In der Tat ist der Aufwärtstrend nach der eher enttäuschenden Hinrunde und dem 0:3-Debakel vor drei Wochen gegen Frankfurt nicht zu übersehen. Die Mannschaft gewinnt an Struktur. In Wolfsburg bot Favre bereits zum dritten Mal hintereinander dieselbe Startformation auf. Es scheint fast so, als sei in der Rückrunde nun weniger Platz für die Experimente des Schweizers als in der Hinrunde. „Natürlich kann ich jetzt nicht 14-mal dieselben Spieler aufstellen. Ich habe viel probiert, aber nun kenne ich die Mannschaft eben besser“, sagt Favre.

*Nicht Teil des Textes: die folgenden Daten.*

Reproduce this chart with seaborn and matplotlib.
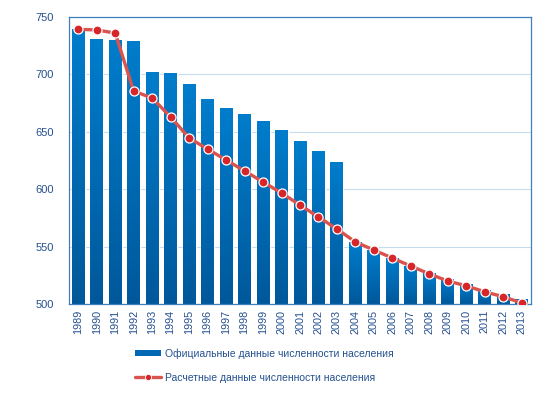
import numpy as np
import pandas as pd
import matplotlib
matplotlib.use("Agg")
import matplotlib.pyplot as plt
import seaborn as sns
from matplotlib.lines import Line2D
from matplotlib.patches import Patch
from matplotlib.colors import LinearSegmentedColormap

years = [str(y) for y in range(1989, 2014)]
official = [739.3, 730.8, 730.0, 729.0, 702.0, 701.0, 691.6, 678.6, 670.7, 665.5,
            659.4, 651.6, 642.0, 633.3, 623.7, 554.0, 547.0, 540.0, 533.0, 527.0,
            521.8, 517.5, 512.3, 508.8, 504.5]
estimated = [739.3, 738.7, 736.0, 685.5, 679.4, 662.9, 644.6, 635.0, 625.4, 615.9,
             606.3, 596.7, 586.2, 575.8, 565.3, 554.0, 547.0, 540.0, 533.0, 526.2,
             520.0, 515.8, 510.6, 506.3, 501.0]
label_bar = "Официальные данные численности населения"
label_line = "Расчетные данные численности населения"

df = pd.DataFrame({"year": years, "official": official, "estimated": estimated})

sns.set_theme(style="white")
plt.rcParams['font.family'] = ['Liberation Sans', 'DejaVu Sans']
txt_color = "#24508f"

fig = plt.figure(figsize=(5.45, 3.96), dpi=100)
ax = fig.add_axes([69/545, 1-304/396, (531-69)/545, (304-17)/396])

sns.barplot(data=df, x="year", y="official", color="#0070c0", width=0.7,
            saturation=1, ax=ax, zorder=2)

grad = np.linspace(0, 1, 256).reshape(-1, 1)
cmap = LinearSegmentedColormap.from_list("g", ["#00589a", "#007dcc"])
for p in ax.patches:
    x0, y0 = p.get_x(), p.get_y()
    w, h = p.get_width(), p.get_height()
    im = ax.imshow(grad, extent=[x0, x0 + w, 500, y0 + h], origin="lower",
                   cmap=cmap, aspect="auto", zorder=2.5)
    im.set_clip_path(p)

sns.pointplot(data=df, x="year", y="estimated", color="#d64541", markers="o",
              linewidth=2.4, markersize=6.5, markeredgecolor="white",
              markeredgewidth=0.9, ax=ax, zorder=4)
for ln in ax.lines:
    ln.set_zorder(4)
    ln.set_color("#d9534f")
    ln.set_markerfacecolor("#d7262a")
    ln.set_markeredgecolor("white")

ax.set_xlim(-0.5, 24.5)
ax.set_ylim(500, 750)
ax.set_yticks([500, 550, 600, 650, 700, 750])
ax.yaxis.grid(True, color="#c6dcef", linewidth=0.8, zorder=0)
ax.set_axisbelow(True)
ax.set_xlabel("")
ax.set_ylabel("")
for s in ax.spines.values():
    s.set_visible(True)
    s.set_color("#3f7fbf")
    s.set_linewidth(0.9)
ax.tick_params(axis="x", labelrotation=90, labelsize=7.8, colors=txt_color, length=0, pad=4)
ax.tick_params(axis="y", labelsize=8, colors=txt_color, length=0, pad=11)

handles = [Patch(facecolor="#0068b4", edgecolor="none"),
           Line2D([0], [0], color="#d9534f", lw=2.4, marker="o", markersize=4.5,
                  markerfacecolor="#d7262a", markeredgecolor="white", markeredgewidth=0.6)]
leg = fig.legend(handles, [label_bar, label_line], loc="center",
                 bbox_to_anchor=(0.485, 0.077), frameon=False, fontsize=7.5,
                 labelspacing=1.35, handlelength=2.5, handleheight=0.5,
                 handletextpad=0.3)
for t in leg.get_texts():
    t.set_color(txt_color)

fig.savefig("out.png", dpi=100)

Auch die junge Mannschaft habe sich in den vergangenen Wochen kennen gelernt, erzählt Gojko Kacar. Neben dem Tschechen Rudolf Skacel und dem Brasilianer Raffael ist der Serbe Kacar einer von drei Zugängen aus der Winterpause, die nun zu Herthas neuer Startformation gehören. Der Integrationsprozess ist schon überraschend weit fortgeschritten. Laufwege, Zweikampfverhalten und das Verständnis mit den Mitspielern werden immer besser. „Die drei können im Kollektiv denken“, sagt Favre. Außerdem sei durch die neuen Spieler ein gesunder Konkurrenzkampf entstanden. Wenn er sich jetzt anschaue, was der von ihm zuletzt verschmähte Brasilianer André Lima im Training alles mache, um wieder in die Mannschaft zu kommen, „dann bin ich schon sehr zufrieden“, sagt Favre. „So etwas hat uns in der Hinrunde gefehlt.“

Wie weit kann die neue Harmonie Hertha in dieser Saison noch tragen? Favre wäre nicht Favre, wenn er diese Frage gern beantworten würde. Ein einstelliger Tabellenplatz ist das Ziel, mehr nicht. Vor dem nächsten Heimspiel am Freitag gegen den MSV Duisburg verweist der Trainer darauf, dass „der Unterschied zwischen dem letzten und dem sechsten Platz in der Bundesliga nicht so groß ist“. Dazu kommt, dass Hertha sich zuletzt bei den Heimspielen gegen Frankfurt und Bielefeld weitaus ungeschickter angestellt hat als bei den Auswärtsspielen in Stuttgart und Wolfsburg. „Deshalb wird das Heimspiel gegen Duisburg für uns auch schwerer werden, als es das Auswärtsspiel in Wolfsburg war“, sagt Lucien Favre.